**Task details**
The listing below should be printed exactly, every line of it. Skip the pictures.
# # # # #
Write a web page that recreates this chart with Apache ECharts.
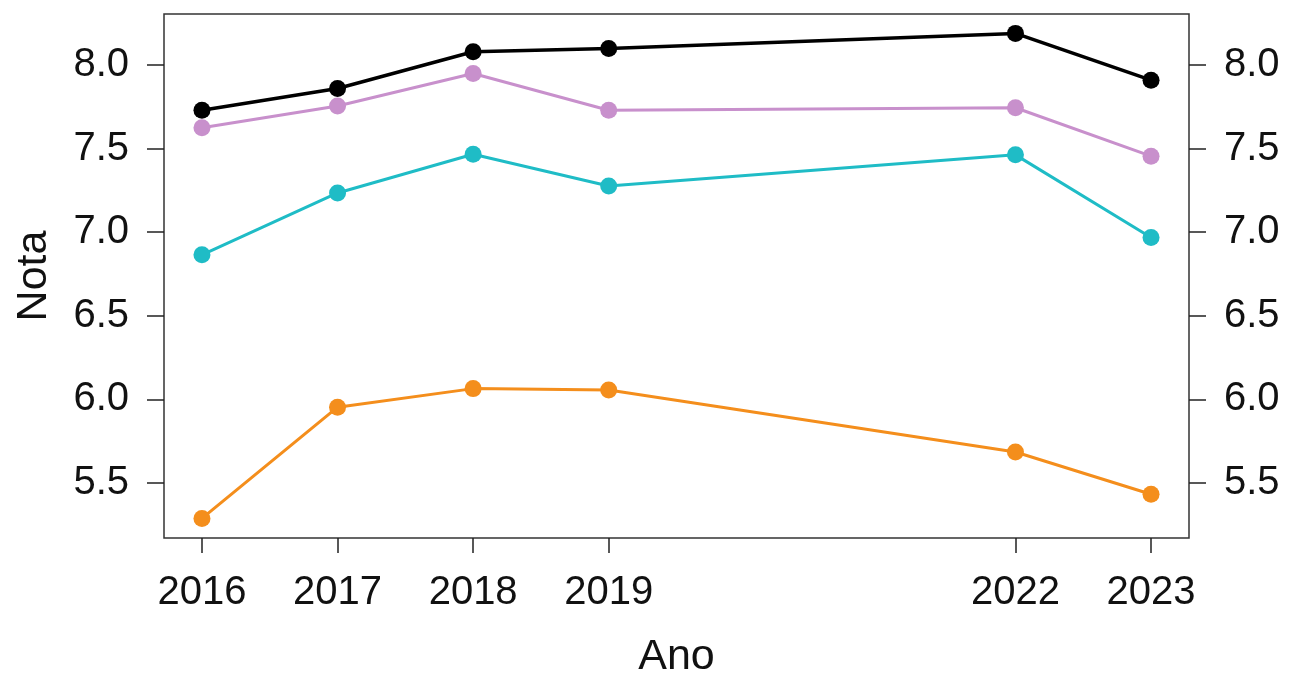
<!DOCTYPE html>
<html>
<head>
<meta charset="utf-8">
<script src="https://cdn.jsdelivr.net/npm/echarts@6/dist/echarts.min.js"></script>
<style>
html,body{margin:0;padding:0;background:#fff;}
#chart{width:1290px;height:678px;}
</style>
</head>
<body>
<div id="chart"></div>
<script>
// Data
const years = [2016, 2017, 2018, 2019, 2022, 2023];
const serieBlack  = [7.73, 7.86, 8.08, 8.10, 8.19, 7.91];
const seriePink   = [7.625, 7.755, 7.95, 7.73, 7.745, 7.455];
const serieCyan   = [6.865, 7.235, 7.467, 7.277, 7.463, 6.968];
const serieOrange = [5.287, 5.953, 6.064, 6.056, 5.685, 5.432];
const yTicks = [5.5, 6.0, 6.5, 7.0, 7.5, 8.0];
const xTitle = 'Ano';
const yTitle = 'Nota';

const pairs = vals => years.map((y, i) => [y, vals[i]]);

const FONT = 'Liberation Sans, Arial, sans-serif';
const labelStyle = {fontFamily: FONT, fontSize: 40, color: '#111'};

function mkY(pos) {
  return {
    type: 'value', position: pos, min: 5.17, max: 8.306,
    splitLine: {show: false},
    axisLine: {show: false},
    axisTick: {show: true, length: 17, customValues: yTicks, lineStyle: {color: '#222', width: 1.5}},
    axisLabel: Object.assign({margin: 35, customValues: yTicks, formatter: v => v.toFixed(1)}, labelStyle),
  };
}

const chart = echarts.init(document.getElementById('chart'), null, {renderer: 'canvas'});
const lineSeries = (data, color, width) => ({
  type: 'line', data: pairs(data), symbol: 'circle', symbolSize: 17,
  lineStyle: {color: color, width: width}, itemStyle: {color: color},
  emphasis: {disabled: true}, animation: false, z: 3
});

chart.setOption({
  animation: false,
  grid: {left: 164, right: 101, top: 14, bottom: 140, show: true, borderColor: '#333', borderWidth: 1.5,
         backgroundColor: 'transparent', containLabel: false, outerBoundsMode: 'none'},
  xAxis: {
    type: 'value', min: 2015.72, max: 2023.28,
    name: xTitle, nameLocation: 'middle', nameGap: 98,
    nameTextStyle: {fontFamily: FONT, fontSize: 43, color: '#111'},
    splitLine: {show: false},
    axisLine: {show: false},
    axisTick: {show: true, length: 15, customValues: years, lineStyle: {color: '#222', width: 1.5}},
    axisLabel: Object.assign({margin: 35, customValues: years, formatter: v => String(v)}, labelStyle),
  },
  yAxis: [
    Object.assign(mkY('left'), {name: yTitle, nameLocation: 'middle', nameGap: 108,
      nameTextStyle: {fontFamily: FONT, fontSize: 43, color: '#111'}}),
    mkY('right')
  ],
  series: [
    lineSeries(serieBlack, '#000000', 3.5),
    lineSeries(seriePink, '#C890CC', 3),
    lineSeries(serieCyan, '#1FBCC6', 3),
    lineSeries(serieOrange, '#F48E1C', 3)
  ]
});
</script>
</body>
</html>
# # # # #
**Answer to the exercise**
Write a web page that recreates this chart with Apache ECharts.
<!DOCTYPE html>
<html>
<head>
<meta charset="utf-8">
<script src="https://cdn.jsdelivr.net/npm/echarts@6/dist/echarts.min.js"></script>
<style>
html,body{margin:0;padding:0;background:#fff;}
#chart{width:1290px;height:678px;}
</style>
</head>
<body>
<div id="chart"></div>
<script>
// Data
const years = [2016, 2017, 2018, 2019, 2022, 2023];
const serieBlack  = [7.73, 7.86, 8.08, 8.10, 8.19, 7.91];
const seriePink   = [7.625, 7.755, 7.95, 7.73, 7.745, 7.455];
const serieCyan   = [6.865, 7.235, 7.467, 7.277, 7.463, 6.968];
const serieOrange = [5.287, 5.953, 6.064, 6.056, 5.685, 5.432];
const yTicks = [5.5, 6.0, 6.5, 7.0, 7.5, 8.0];
const xTitle = 'Ano';
const yTitle = 'Nota';

const pairs = vals => years.map((y, i) => [y, vals[i]]);

const FONT = 'Liberation Sans, Arial, sans-serif';
const labelStyle = {fontFamily: FONT, fontSize: 40, color: '#111'};

function mkY(pos) {
  return {
    type: 'value', position: pos, min: 5.17, max: 8.306,
    splitLine: {show: false},
    axisLine: {show: false},
    axisTick: {show: true, length: 17, customValues: yTicks, lineStyle: {color: '#222', width: 1.5}},
    axisLabel: Object.assign({margin: 35, customValues: yTicks, formatter: v => v.toFixed(1)}, labelStyle),
  };
}

const chart = echarts.init(document.getElementById('chart'), null, {renderer: 'canvas'});
const lineSeries = (data, color, width) => ({
  type: 'line', data: pairs(data), symbol: 'circle', symbolSize: 17,
  lineStyle: {color: color, width: width}, itemStyle: {color: color},
  emphasis: {disabled: true}, animation: false, z: 3
});

chart.setOption({
  animation: false,
  grid: {left: 164, right: 101, top: 14, bottom: 140, show: true, borderColor: '#333', borderWidth: 1.5,
         backgroundColor: 'transparent', containLabel: false, outerBoundsMode: 'none'},
  xAxis: {
    type: 'value', min: 2015.72, max: 2023.28,
    name: xTitle, nameLocation: 'middle', nameGap: 98,
    nameTextStyle: {fontFamily: FONT, fontSize: 43, color: '#111'},
    splitLine: {show: false},
    axisLine: {show: false},
    axisTick: {show: true, length: 15, customValues: years, lineStyle: {color: '#222', width: 1.5}},
    axisLabel: Object.assign({margin: 35, customValues: years, formatter: v => String(v)}, labelStyle),
  },
  yAxis: [
    Object.assign(mkY('left'), {name: yTitle, nameLocation: 'middle', nameGap: 108,
      nameTextStyle: {fontFamily: FONT, fontSize: 43, color: '#111'}}),
    mkY('right')
  ],
  series: [
    lineSeries(serieBlack, '#000000', 3.5),
    lineSeries(seriePink, '#C890CC', 3),
    lineSeries(serieCyan, '#1FBCC6', 3),
    lineSeries(serieOrange, '#F48E1C', 3)
  ]
});
</script>
</body>
</html>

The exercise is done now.